Cons: Since donors are motivated by tax deductions, it is nearly impossible to hook large amounts of money without nonprofit status. If you’re not incorporated as a 501(c)(3), fiscal sponsors will take about five percent of your donations in exchange for their tax-exempt status and services.

5. Investors. Unlike donors, investors provide funding with the expectation of returns—their initial investment plus a cut of the project’s earnings. This means that if the project makes money (and hopefully it will), they will be paid back before the filmmakers or theater-makers. This is a good option for larger budget projects or when working with high profile talent, and sites like crowdfunder.com make it easier than ever to match talent with investors.

Pros: Finding investors is a great way to earn large amounts of money upfront and gain powerful champions for your project.
Cons: Investors are in the business of making money and expect you to be as well, so you’ll likely need a body of work—or star name—that will get their attention. And if the project does turn a profit, investors will be seeing that money first.

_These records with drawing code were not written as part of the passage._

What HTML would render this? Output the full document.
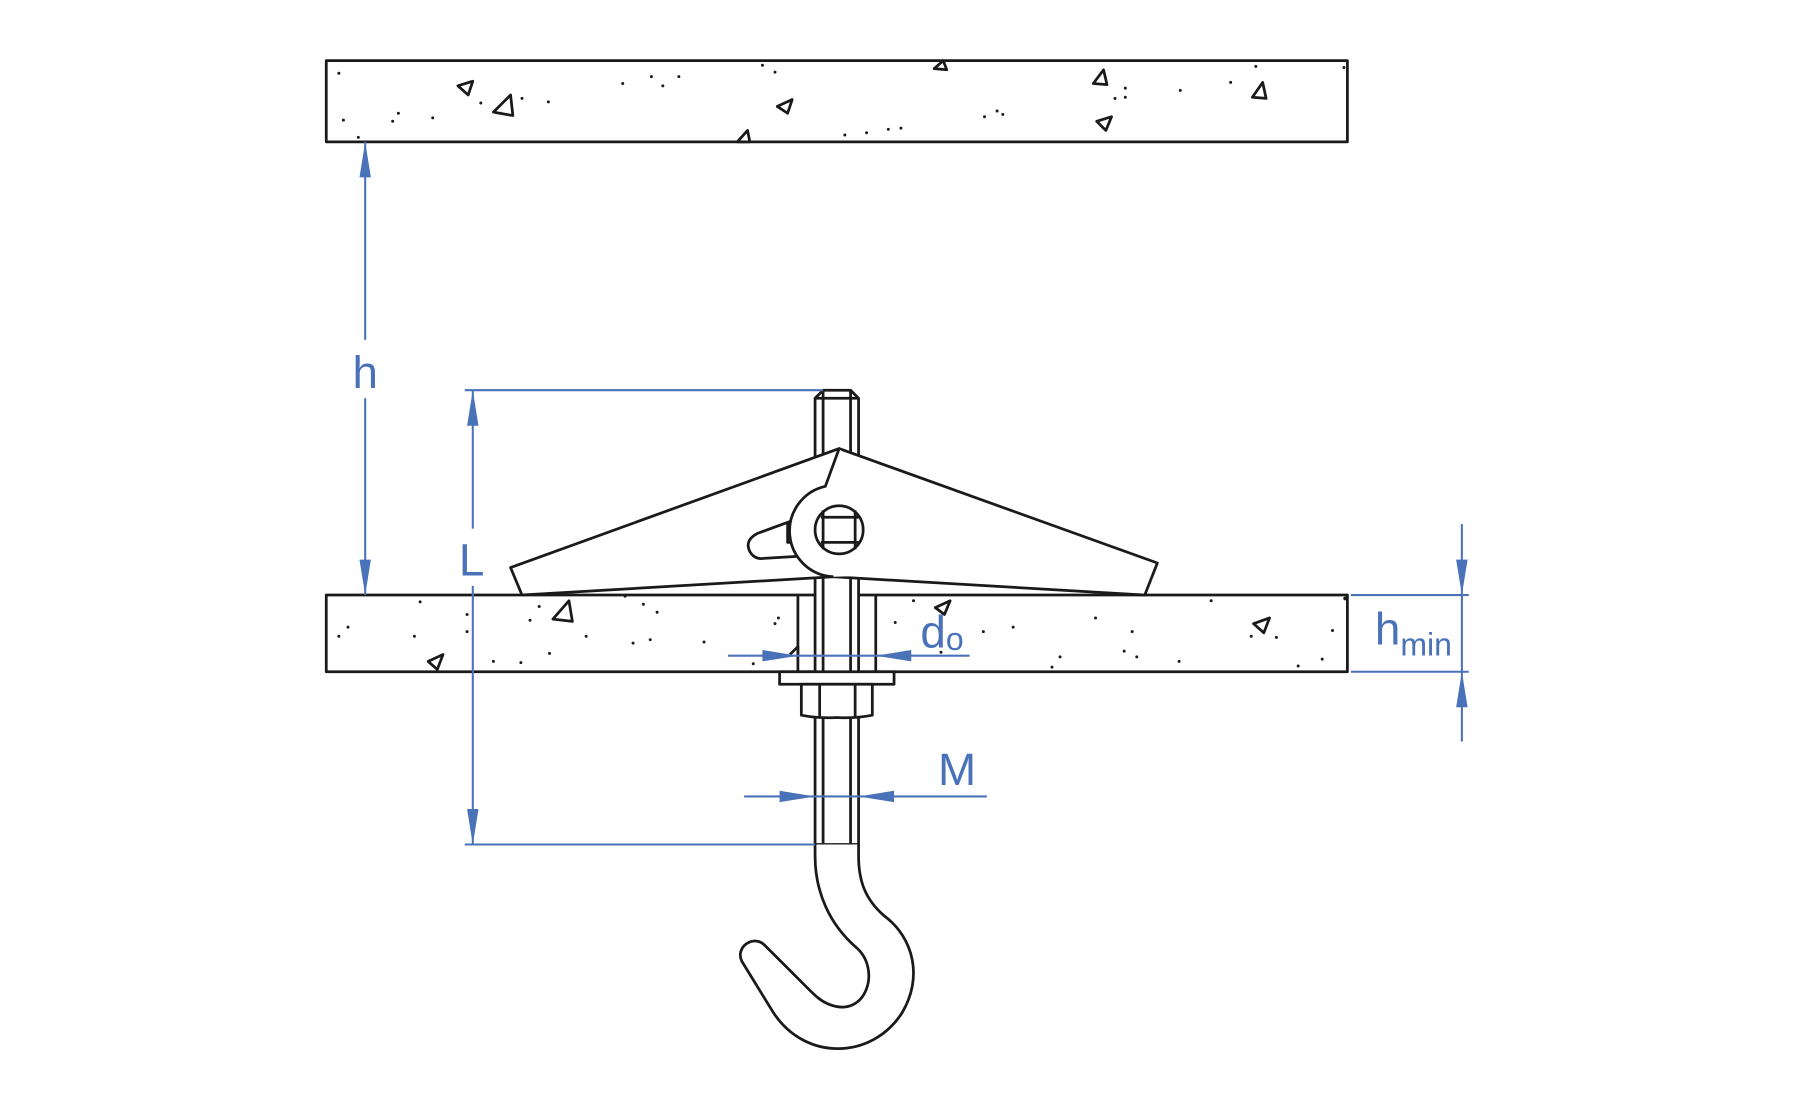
<!DOCTYPE html>
<html><head><meta charset="utf-8"><style>
html,body{margin:0;padding:0;background:#fff;}
svg{display:block;}
text{font-family:"Liberation Sans",sans-serif;fill:#4a72b8;}
</style></head><body>
<svg width="1795" height="1110" viewBox="0 0 1568 970" preserveAspectRatio="none" xmlns="http://www.w3.org/2000/svg">
<g fill="none" stroke="#1a1a1a" stroke-width="2.4" stroke-linejoin="round">
<rect x="285" y="53" width="892" height="71"/>
<rect x="285" y="520" width="892" height="67"/>
<path d="M400,75 L413,71 L409,83 Z"/>
<path d="M431,98 L446,83 L448,101 Z"/>
<path d="M679,93 L692,87 L688,99 Z"/>
<path d="M816,60 L824,53 L827,61 Z"/>
<path d="M955,73 L964,61 L967,74 Z"/>
<path d="M958,106 L971,102 L966,114 Z"/>
<path d="M1094,85 L1103,72 L1106,86 Z"/>
<path d="M644,124 L653,114 L655,124 Z"/>
<path d="M483,541 L497,525 L500,543 Z"/>
<path d="M374,578 L387,572 L382,585 Z"/>
<path d="M817,531 L830,525 L825,537 Z"/>
<path d="M1095,545 L1109,540 L1104,553 Z"/>
<path d="M690,572 L697,565 L697,574"/>
</g>
<g fill="#1a1a1a">
<circle cx="296" cy="64" r="1.3"/><circle cx="300" cy="105" r="1.3"/><circle cx="313" cy="120" r="1.3"/><circle cx="343" cy="106" r="1.3"/><circle cx="348" cy="99" r="1.3"/><circle cx="378" cy="103" r="1.3"/><circle cx="420" cy="90" r="1.3"/><circle cx="456" cy="86" r="1.3"/><circle cx="479" cy="89" r="1.3"/><circle cx="544" cy="73" r="1.3"/><circle cx="569" cy="67" r="1.3"/><circle cx="579" cy="75" r="1.3"/><circle cx="593" cy="67" r="1.3"/><circle cx="666" cy="57" r="1.3"/><circle cx="677" cy="63" r="1.3"/><circle cx="738" cy="118" r="1.3"/><circle cx="757" cy="116" r="1.3"/><circle cx="776" cy="113" r="1.3"/><circle cx="787" cy="112" r="1.3"/><circle cx="860" cy="102" r="1.3"/><circle cx="871" cy="97" r="1.3"/><circle cx="876" cy="100" r="1.3"/><circle cx="974" cy="86" r="1.3"/><circle cx="983" cy="77" r="1.3"/><circle cx="983" cy="85" r="1.3"/><circle cx="1031" cy="79" r="1.3"/><circle cx="1075" cy="72" r="1.3"/><circle cx="1097" cy="58" r="1.3"/><circle cx="1174" cy="59" r="1.3"/>
<circle cx="296" cy="556" r="1.3"/><circle cx="304" cy="548" r="1.3"/><circle cx="367" cy="526" r="1.3"/><circle cx="362" cy="556" r="1.3"/><circle cx="408" cy="537" r="1.3"/><circle cx="408" cy="552" r="1.3"/><circle cx="431" cy="578" r="1.3"/><circle cx="455" cy="579" r="1.3"/><circle cx="463" cy="542" r="1.3"/><circle cx="471" cy="530" r="1.3"/><circle cx="480" cy="571" r="1.3"/><circle cx="512" cy="556" r="1.3"/><circle cx="546" cy="521" r="1.3"/><circle cx="553" cy="562" r="1.3"/><circle cx="562" cy="528" r="1.3"/><circle cx="568" cy="559" r="1.3"/><circle cx="574" cy="535" r="1.3"/><circle cx="615" cy="561" r="1.3"/><circle cx="677" cy="545" r="1.3"/><circle cx="680" cy="540" r="1.3"/><circle cx="658" cy="580" r="1.3"/><circle cx="782" cy="544" r="1.3"/><circle cx="798" cy="525" r="1.3"/><circle cx="822" cy="570" r="1.3"/><circle cx="859" cy="552" r="1.3"/><circle cx="885" cy="548" r="1.3"/><circle cx="919" cy="583" r="1.3"/><circle cx="926" cy="574" r="1.3"/><circle cx="957" cy="540" r="1.3"/><circle cx="982" cy="569" r="1.3"/><circle cx="989" cy="552" r="1.3"/><circle cx="993" cy="574" r="1.3"/><circle cx="1030" cy="578" r="1.3"/><circle cx="1058" cy="525" r="1.3"/><circle cx="1093" cy="556" r="1.3"/><circle cx="1115" cy="557" r="1.3"/><circle cx="1134" cy="582" r="1.3"/><circle cx="1155" cy="576" r="1.3"/><circle cx="1164" cy="551" r="1.3"/><circle cx="1175" cy="523" r="1.6"/>
</g>
<g fill="#fff" stroke="#1a1a1a" stroke-width="2.4" stroke-linejoin="round">
<path d="M719,341 L743,341 L750,348 L750,400 L712,400 L712,348 Z"/>
<path d="M712,348 L750,348 M719,341 L719,400 M743,341 L743,400" fill="none"/>
<rect x="712" y="500" width="38" height="238"/>
<path d="M719,500 L719,738 M743,500 L743,738" fill="none"/>
<path d="M697,520 L697,587 M765,520 L765,587" fill="none"/>
<rect x="681" y="587" width="100" height="11"/>
<path d="M700,598 L762,598 L762,625 Q747,628 731,627 Q715,628 700,625 Z"/>
<path d="M716,598 L716,627 M747,598 L747,627" fill="none"/>
<path d="M733,392 L446,496 L456,520 L728,504 Z"/>
<path d="M733,392 L1011,492 L1000,520 L728,504 Z"/>
<path d="M692,455 L662,466 Q650,472 655,482 Q659,489 667,488 L700,486 Z"/>
<path d="M688,457 L688,474 L697,474" fill="none"/>
<path d="M733,392 L721,425 A40,40 0 0 0 728,504 L760,503 L760,420 Z" stroke="none"/>
<path d="M733,392 L721,425 A40,40 0 0 0 728,504" fill="none"/>
<circle cx="733" cy="463" r="21"/>
<path d="M717,452 L750,452 M717,474 L750,474 M719,446 L719,480 M747,446 L747,480" fill="none"/>
<path d="M712,738 L712,748 C712,780 725,808 748,828 C770,847 757,890 725,878 C717,875 712,870 706,864 L668,826 C658,816 642,828 648,840 L675,884 C703,928 762,926 788,885 C806,855 799,820 772,800 C756,786 750,770 750,748 L750,738"/>
</g>
<g stroke="#4a72b8" stroke-width="1.8" fill="none">
<path d="M319,124 V297 M319,348 V520"/>
<path d="M406,341 H719 M406,738 H712"/>
<path d="M413,341 V462 M413,512 V738"/>
<path d="M636,573 H847"/>
<path d="M650,696 H862"/>
<path d="M1180,520 H1283 M1180,587 H1283 M1277,458 V648"/>
</g>
<g fill="#4a72b8">
<path d="M319,124 L314,155 L324,155 Z"/><path d="M319,520 L314,489 L324,489 Z"/>
<path d="M413,341 L408,372 L418,372 Z"/><path d="M413,738 L408,707 L418,707 Z"/>
<path d="M697,573 L666,568 L666,578 Z"/><path d="M765,573 L796,568 L796,578 Z"/>
<path d="M712,696 L681,691 L681,701 Z"/><path d="M750,696 L781,691 L781,701 Z"/>
<path d="M1277,520 L1272,489 L1282,489 Z"/><path d="M1277,587 L1272,618 L1282,618 Z"/>
</g>
<text x="319" y="339" font-size="40" text-anchor="middle">h</text>
<text x="412" y="503" font-size="40" text-anchor="middle">L</text>
<text x="804" y="566" font-size="40">d<tspan font-size="28" dy="2">o</tspan></text>
<text x="836" y="686" font-size="40" text-anchor="middle">M</text>
<text x="1201" y="563" font-size="40">h<tspan font-size="28" dy="10">min</tspan></text>
</svg>
</body></html>
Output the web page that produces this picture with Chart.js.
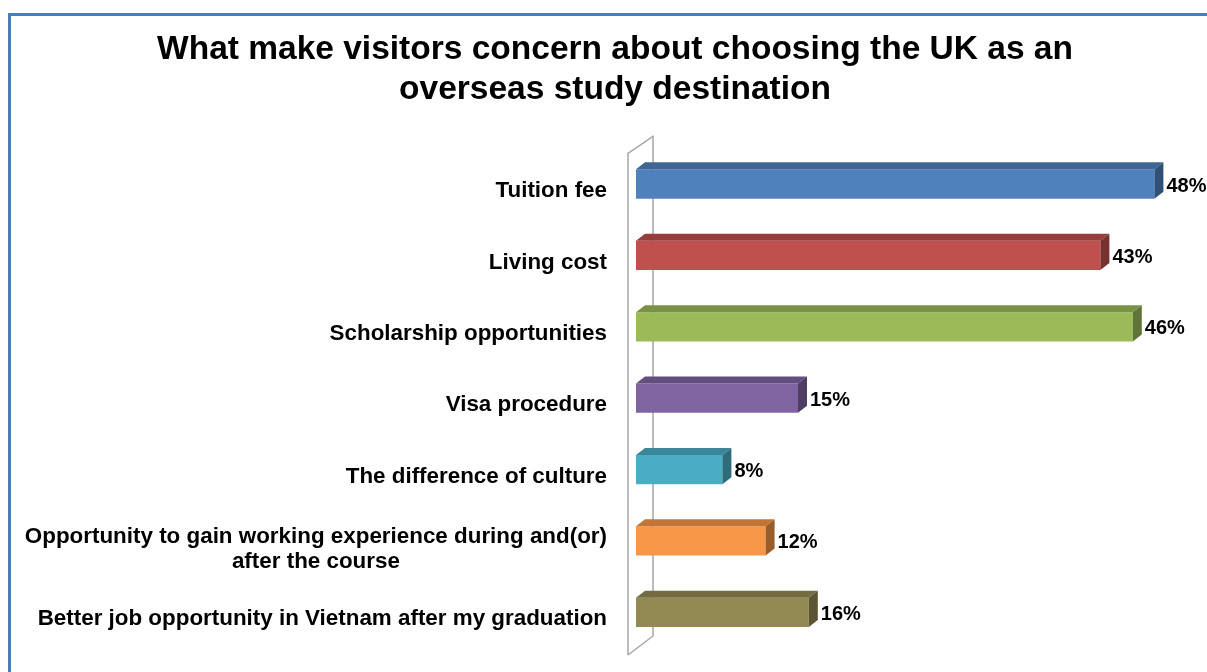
<!DOCTYPE html>
<html>
<head>
<meta charset="utf-8">
<title>UK study concerns</title>
<script src="https://cdn.jsdelivr.net/npm/chart.js@4.4.1/dist/chart.umd.min.js"></script>
<style>
    html, body { margin: 0; padding: 0; background: #fff; }
    #wrap { position: relative; width: 1207px; height: 672px; }
</style>
</head>
<body>
<div id="wrap"><canvas id="concernChart"></canvas></div>
<script>
// --- survey data ---
const categories = [
    'Tuition fee',
    'Living cost',
    'Scholarship opportunities',
    'Visa procedure',
    'The difference of culture',
    ['Opportunity to gain working experience during and(or)', 'after the course'],
    'Better job opportunity in Vietnam after my graduation'
];
const percentages = [48, 43, 46, 15, 8, 12, 16];

// Office-style palette, one colour per bar
const barColors = ['#4F81BD', '#C0504D', '#9BBB59', '#8064A2', '#4BACC6', '#F79646', '#938953'];

const FONT = '"Liberation Sans", Arial, sans-serif';
const DEPTH_X = 9, DEPTH_Y = -7;

function shade(hex, f) {
    const n = parseInt(hex.slice(1), 16);
    const r = Math.round(((n >> 16) & 255) * f);
    const g = Math.round(((n >> 8) & 255) * f);
    const b = Math.round((n & 255) * f);
    return `rgb(${r},${g},${b})`;
}

// frame round the whole chart
const framePlugin = {
    id: 'frame',
    afterDraw(chart) {
        const ctx = chart.ctx;
        ctx.save();
        ctx.strokeStyle = '#4A7EBB';
        ctx.lineWidth = 3;
        ctx.strokeRect(9.5, 14.5, 1240, 700);
        ctx.restore();
    }
};

// the open 3D wall behind the bars
const wallPlugin = {
    id: 'wall',
    beforeDatasetsDraw(chart) {
        const {ctx, chartArea: a} = chart;
        const fx = a.left - 8, bx = a.left + 17;
        ctx.save();
        ctx.strokeStyle = '#A6A6A6';
        ctx.lineWidth = 1.5;
        ctx.beginPath();
        ctx.moveTo(fx, a.bottom + 7);
        ctx.lineTo(fx, a.top + 5);
        ctx.lineTo(bx, a.top - 12);
        ctx.lineTo(bx, a.bottom - 12);
        ctx.lineTo(fx, a.bottom + 7);
        ctx.stroke();
        ctx.restore();
    }
};

// top and side faces, value labels and category labels
const bar3dPlugin = {
    id: 'bar3d',
    afterDatasetsDraw(chart) {
        const ctx = chart.ctx;
        const meta = chart.getDatasetMeta(0);
        ctx.save();
        meta.data.forEach((bar, i) => {
            const p = bar.getProps(['x', 'y', 'base', 'height'], true);
            const x0 = p.base, x1 = p.x;
            const y0 = p.y - p.height / 2, y1 = p.y + p.height / 2;
            const c = barColors[i];

            ctx.fillStyle = shade(c, 0.78);
            ctx.beginPath();
            ctx.moveTo(x0, y0);
            ctx.lineTo(x0 + DEPTH_X, y0 + DEPTH_Y);
            ctx.lineTo(x1 + DEPTH_X, y0 + DEPTH_Y);
            ctx.lineTo(x1, y0);
            ctx.closePath();
            ctx.fill();

            ctx.fillStyle = shade(c, 0.62);
            ctx.beginPath();
            ctx.moveTo(x1, y0);
            ctx.lineTo(x1 + DEPTH_X, y0 + DEPTH_Y);
            ctx.lineTo(x1 + DEPTH_X, y1 + DEPTH_Y);
            ctx.lineTo(x1, y1);
            ctx.closePath();
            ctx.fill();

            ctx.fillStyle = '#000';
            ctx.font = 'bold 20px ' + FONT;
            ctx.textAlign = 'left';
            ctx.textBaseline = 'middle';
            ctx.fillText(percentages[i] + '%', x1 + DEPTH_X + 3, p.y + 2);
        });

        // category names, right aligned; wrapped names centred on their own width
        const yScale = chart.scales.y;
        const right = chart.chartArea.left - 29;
        ctx.font = 'bold 22.4px ' + FONT;
        ctx.textBaseline = 'middle';
        categories.forEach((label, i) => {
            const lines = Array.isArray(label) ? label : [label];
            const yc = yScale.getPixelForValue(i) + (lines.length > 1 ? 8 : 7);
            const lh = 25;
            const widest = Math.max(...lines.map(l => ctx.measureText(l).width));
            lines.forEach((l, k) => {
                const y = yc + (k - (lines.length - 1) / 2) * lh;
                if (lines.length > 1) {
                    ctx.textAlign = 'center';
                    ctx.fillText(l, right - widest / 2, y);
                } else {
                    ctx.textAlign = 'right';
                    ctx.fillText(l, right, y);
                }
            });
        });
        ctx.restore();
    }
};

const ctx = document.getElementById('concernChart').getContext('2d');
new Chart(ctx, {
    type: 'bar',
    data: {
        labels: categories,
        datasets: [{
            data: percentages,
            backgroundColor: barColors,
            borderWidth: 0,
            barPercentage: 0.41,
            categoryPercentage: 1
        }]
    },
    options: {
        indexAxis: 'y',
        responsive: true,
        maintainAspectRatio: false,
        animation: false,
        layout: { padding: { left: 54, right: 31, top: 0, bottom: 24 } },
        scales: {
            x: { display: false, min: 0, max: 50 },
            y: {
                display: true,
                ticks: { display: false },
                grid: { display: false },
                border: { display: false },
                afterFit: scale => { scale.width = 582; }
            }
        },
        plugins: {
            legend: { display: false },
            tooltip: { enabled: false },
            title: {
                display: true,
                text: ['What make visitors concern about choosing the UK as an', 'overseas study destination'],
                color: '#000',
                font: { family: FONT, size: 33.5, weight: 'bold', lineHeight: 1.2 },
                padding: { top: 29.5, bottom: 38.4 }
            }
        }
    },
    plugins: [framePlugin, wallPlugin, bar3dPlugin]
});
</script>
</body>
</html>
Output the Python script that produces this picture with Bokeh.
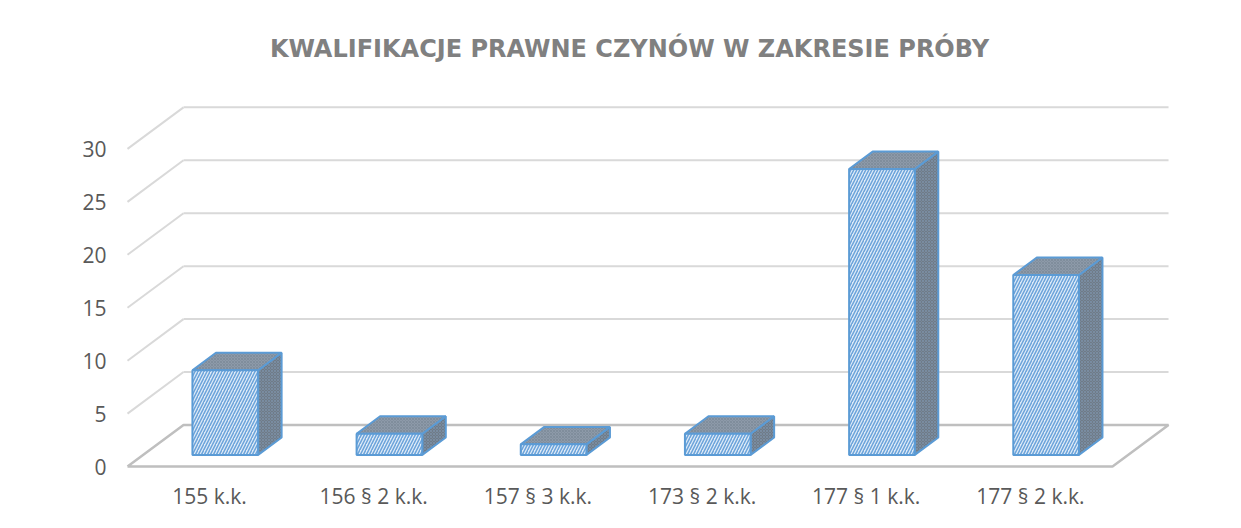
import numpy as np
from bokeh.plotting import figure
from bokeh.models import FixedTicker, Range1d, Label
from bokeh.embed import file_html
from bokeh.resources import INLINE

# ---- data ----
categories = ["155 k.k.", "156 § 2 k.k.", "157 § 3 k.k.", "173 § 2 k.k.", "177 § 1 k.k.", "177 § 2 k.k."]
values = [8, 2, 1, 2, 27, 17]
y_ticks = [0, 5, 10, 15, 20, 25, 30]
title_text = "KWALIFIKACJE PRAWNE CZYNÓW W ZAKRESIE PRÓBY"

# ---- 3D projection settings (slot units on x, value units on y) ----
PX_X = 164.17          # pixels per category slot
PX_Y = 10.7            # pixels per value unit
DX = 56 / PX_X         # depth vector, x part
DY = 42 / PX_Y         # depth vector, y part
D0, D1 = 0.28, 0.70    # bar depth span (fraction of floor depth)
HALF = 0.2             # half bar width in slot units
n = len(categories)

p = figure(width=1225, height=512, output_backend="svg", toolbar_location=None,
           x_range=Range1d(-7 / PX_X, (1175 - 127) / PX_X),
           y_range=Range1d(-6 / PX_Y, 471 / PX_Y),
           min_border_left=120, min_border_right=50, min_border_top=0, min_border_bottom=35)
p.xgrid.visible = False
p.ygrid.visible = False
p.outline_line_color = None
p.background_fill_color = "white"
p.border_fill_color = "white"

# ---- walls: gridlines ----
grid_vals = [v for v in y_ticks if v > 0]
side_xs = [[0, DX] for v in grid_vals]
side_ys = [[v, v + DY] for v in grid_vals]
back_xs = [[DX, n + DX] for v in grid_vals]
back_ys = [[v + DY, v + DY] for v in grid_vals]
p.multi_line(side_xs + back_xs, side_ys + back_ys, line_color="#d9d9d9", line_width=2)

# ---- floor ----
floor_x = [0, n, n + DX, DX, 0]
floor_y = [0, 0, DY, DY, 0]
p.line(floor_x, floor_y, line_color="#bfbfbf", line_width=2.5)

# ---- bars ----
ddx = (D1 - D0) * DX
ddy = (D1 - D0) * DY
front_xs, front_ys, top_xs, top_ys, side_bx, side_by = [], [], [], [], [], []
for i, v in enumerate(values):
    cx = i + 0.5
    x0 = cx - HALF + D0 * DX
    x1 = cx + HALF + D0 * DX
    y0 = D0 * DY
    y1 = v + D0 * DY
    front_xs.append([x0, x1, x1, x0])
    front_ys.append([y0, y0, y1, y1])
    top_xs.append([x0, x1, x1 + ddx, x0 + ddx])
    top_ys.append([y1, y1, y1 + ddy, y1 + ddy])
    side_bx.append([x1, x1 + ddx, x1 + ddx, x1])
    side_by.append([y0, y0 + ddy, y1 + ddy, y1])

p.patches(side_bx, side_by, fill_color="#6f7b88", line_color="#5b9bd5", line_width=2,
          hatch_pattern="x", hatch_color="#8fb3d9", hatch_scale=3, hatch_weight=0.6, hatch_alpha=0.5)
p.patches(top_xs, top_ys, fill_color="#8d9aa9", line_color="#5b9bd5", line_width=2,
          hatch_pattern="x", hatch_color="#6c7a88", hatch_scale=3, hatch_weight=0.6, hatch_alpha=0.7)
p.patches(front_xs, front_ys, fill_color="#deeaf7", line_color="#5b9bd5", line_width=2,
          hatch_pattern="/", hatch_color="#6aa3da", hatch_scale=6, hatch_weight=1.5)

# ---- title ----
p.add_layout(Label(x=(629 - 127) / PX_X, y=(469 - 47) / PX_Y, text=title_text,
                   text_align="center", text_baseline="middle",
                   text_font="DejaVu Sans", text_font_style="bold", text_font_size="24px",
                   text_color="#808080"))

# ---- axes ----
p.yaxis.ticker = FixedTicker(ticks=y_ticks)
p.yaxis.axis_line_color = None
p.yaxis.major_tick_line_color = None
p.yaxis.minor_tick_line_color = None
p.yaxis.major_tick_out = 0
p.yaxis.major_tick_in = 0
p.yaxis.major_label_standoff = 14
p.yaxis.major_label_text_font = "Open Sans"
p.yaxis.major_label_text_font_size = "21px"
p.yaxis.major_label_text_color = "#595959"

tick_pos = [i + 0.5 for i in range(n)]
p.xaxis.ticker = FixedTicker(ticks=tick_pos)
p.xaxis.major_label_overrides = {t: c for t, c in zip(tick_pos, categories)}
p.xaxis.axis_line_color = None
p.xaxis.major_tick_line_color = None
p.xaxis.minor_tick_line_color = None
p.xaxis.major_tick_out = 0
p.xaxis.major_tick_in = 0
p.xaxis.major_label_standoff = 9
p.xaxis.major_label_text_font = "Open Sans"
p.xaxis.major_label_text_font_size = "21px"
p.xaxis.major_label_text_color = "#595959"

open("out.html", "w").write(file_html(p, INLINE))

6. Sponsors and advertisers. It’s no secret that advertisements keep the entertainment industry up and running, but you don’t have to be a major network to boost your budget with ad sales. Advertisements can work to your favor on a small scale (like selling ad space in your theater company programs), or a very large scale (branding your theater like New York’s American Airlines Theatre or Snapple Theater Center). In the age of viral videos, popular online content can also benefit from corporate sponsorships. Experienced producers are catching on to the “branded Web series,” with companies like Subway, IKEA, and Toyota funding entertainingly branded online series as extended commercials for their products. Not ready to reach out to a major brand? Think outside the box and trade branded content for local goods and equipment, like free craft services or use of a location in exchange for integrated product placement.

Pros: Advertisers can provide large upfront funds that do not have to be returned if the project makes money.
Cons: It can be hard to secure this kind of funding without proof of your work or star names behind your project. Advertisers want a return just like investors—more attention on their product or service—so you are accountable for driving traffic towards their brand.